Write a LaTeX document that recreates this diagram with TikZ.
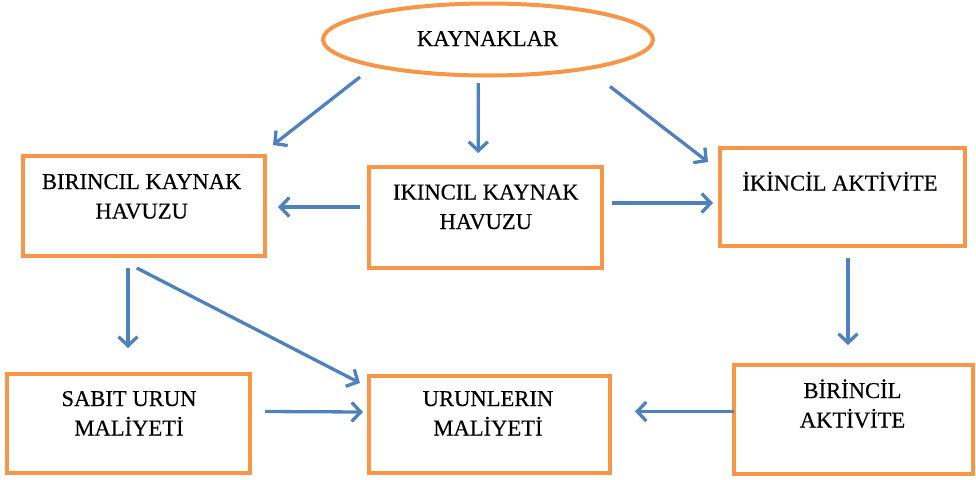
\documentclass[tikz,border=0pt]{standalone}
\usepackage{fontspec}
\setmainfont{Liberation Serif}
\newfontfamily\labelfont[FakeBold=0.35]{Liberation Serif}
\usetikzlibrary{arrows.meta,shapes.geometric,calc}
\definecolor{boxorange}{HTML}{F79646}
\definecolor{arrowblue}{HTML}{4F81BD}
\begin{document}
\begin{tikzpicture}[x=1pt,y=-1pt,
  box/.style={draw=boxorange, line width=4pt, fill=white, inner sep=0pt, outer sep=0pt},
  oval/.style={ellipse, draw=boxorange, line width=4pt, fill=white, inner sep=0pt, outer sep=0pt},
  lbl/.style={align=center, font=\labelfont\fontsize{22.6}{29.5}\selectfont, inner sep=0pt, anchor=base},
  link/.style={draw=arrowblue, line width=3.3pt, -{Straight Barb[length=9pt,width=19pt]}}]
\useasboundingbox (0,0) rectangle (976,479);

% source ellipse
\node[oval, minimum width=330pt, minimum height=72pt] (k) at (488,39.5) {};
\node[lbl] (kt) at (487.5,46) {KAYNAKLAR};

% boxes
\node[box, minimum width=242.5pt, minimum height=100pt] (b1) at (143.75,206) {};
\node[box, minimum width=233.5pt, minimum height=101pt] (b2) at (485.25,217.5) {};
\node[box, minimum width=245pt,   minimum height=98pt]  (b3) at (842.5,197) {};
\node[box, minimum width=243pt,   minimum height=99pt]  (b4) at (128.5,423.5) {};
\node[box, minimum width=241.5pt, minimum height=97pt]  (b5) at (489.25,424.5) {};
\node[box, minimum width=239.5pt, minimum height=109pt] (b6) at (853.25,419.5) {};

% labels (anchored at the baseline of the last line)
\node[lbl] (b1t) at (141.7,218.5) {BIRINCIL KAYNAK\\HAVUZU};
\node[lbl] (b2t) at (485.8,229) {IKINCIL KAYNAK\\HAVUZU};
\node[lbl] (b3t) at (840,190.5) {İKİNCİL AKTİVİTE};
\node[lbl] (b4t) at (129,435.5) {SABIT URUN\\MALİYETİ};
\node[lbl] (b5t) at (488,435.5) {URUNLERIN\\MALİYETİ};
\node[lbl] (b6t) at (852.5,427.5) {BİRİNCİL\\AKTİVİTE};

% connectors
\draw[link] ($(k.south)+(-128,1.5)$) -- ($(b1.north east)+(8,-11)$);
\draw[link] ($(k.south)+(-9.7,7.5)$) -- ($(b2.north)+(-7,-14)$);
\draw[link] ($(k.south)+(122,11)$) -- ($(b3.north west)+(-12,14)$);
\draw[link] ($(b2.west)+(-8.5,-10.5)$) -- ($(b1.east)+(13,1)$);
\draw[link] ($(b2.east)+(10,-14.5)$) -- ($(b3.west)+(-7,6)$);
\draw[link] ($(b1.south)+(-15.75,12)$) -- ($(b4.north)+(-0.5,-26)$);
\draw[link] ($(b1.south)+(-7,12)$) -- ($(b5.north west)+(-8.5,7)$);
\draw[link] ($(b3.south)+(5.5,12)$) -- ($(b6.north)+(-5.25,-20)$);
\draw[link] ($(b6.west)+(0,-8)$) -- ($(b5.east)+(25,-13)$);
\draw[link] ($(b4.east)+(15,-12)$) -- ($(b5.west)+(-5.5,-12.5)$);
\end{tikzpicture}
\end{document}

SHORT EXERCISE: From the top of the listing above, repeat each line exactly until you reach the line containing "(b6t) at (852.5,427.5)", and repeat that one too. Leave the pictures out.

EXERCISE RESULT:
Write a LaTeX document that recreates this diagram with TikZ.
\documentclass[tikz,border=0pt]{standalone}
\usepackage{fontspec}
\setmainfont{Liberation Serif}
\newfontfamily\labelfont[FakeBold=0.35]{Liberation Serif}
\usetikzlibrary{arrows.meta,shapes.geometric,calc}
\definecolor{boxorange}{HTML}{F79646}
\definecolor{arrowblue}{HTML}{4F81BD}
\begin{document}
\begin{tikzpicture}[x=1pt,y=-1pt,
  box/.style={draw=boxorange, line width=4pt, fill=white, inner sep=0pt, outer sep=0pt},
  oval/.style={ellipse, draw=boxorange, line width=4pt, fill=white, inner sep=0pt, outer sep=0pt},
  lbl/.style={align=center, font=\labelfont\fontsize{22.6}{29.5}\selectfont, inner sep=0pt, anchor=base},
  link/.style={draw=arrowblue, line width=3.3pt, -{Straight Barb[length=9pt,width=19pt]}}]
\useasboundingbox (0,0) rectangle (976,479);

% source ellipse
\node[oval, minimum width=330pt, minimum height=72pt] (k) at (488,39.5) {};
\node[lbl] (kt) at (487.5,46) {KAYNAKLAR};

% boxes
\node[box, minimum width=242.5pt, minimum height=100pt] (b1) at (143.75,206) {};
\node[box, minimum width=233.5pt, minimum height=101pt] (b2) at (485.25,217.5) {};
\node[box, minimum width=245pt,   minimum height=98pt]  (b3) at (842.5,197) {};
\node[box, minimum width=243pt,   minimum height=99pt]  (b4) at (128.5,423.5) {};
\node[box, minimum width=241.5pt, minimum height=97pt]  (b5) at (489.25,424.5) {};
\node[box, minimum width=239.5pt, minimum height=109pt] (b6) at (853.25,419.5) {};

% labels (anchored at the baseline of the last line)
\node[lbl] (b1t) at (141.7,218.5) {BIRINCIL KAYNAK\\HAVUZU};
\node[lbl] (b2t) at (485.8,229) {IKINCIL KAYNAK\\HAVUZU};
\node[lbl] (b3t) at (840,190.5) {İKİNCİL AKTİVİTE};
\node[lbl] (b4t) at (129,435.5) {SABIT URUN\\MALİYETİ};
\node[lbl] (b5t) at (488,435.5) {URUNLERIN\\MALİYETİ};
\node[lbl] (b6t) at (852.5,427.5) {BİRİNCİL\\AKTİVİTE};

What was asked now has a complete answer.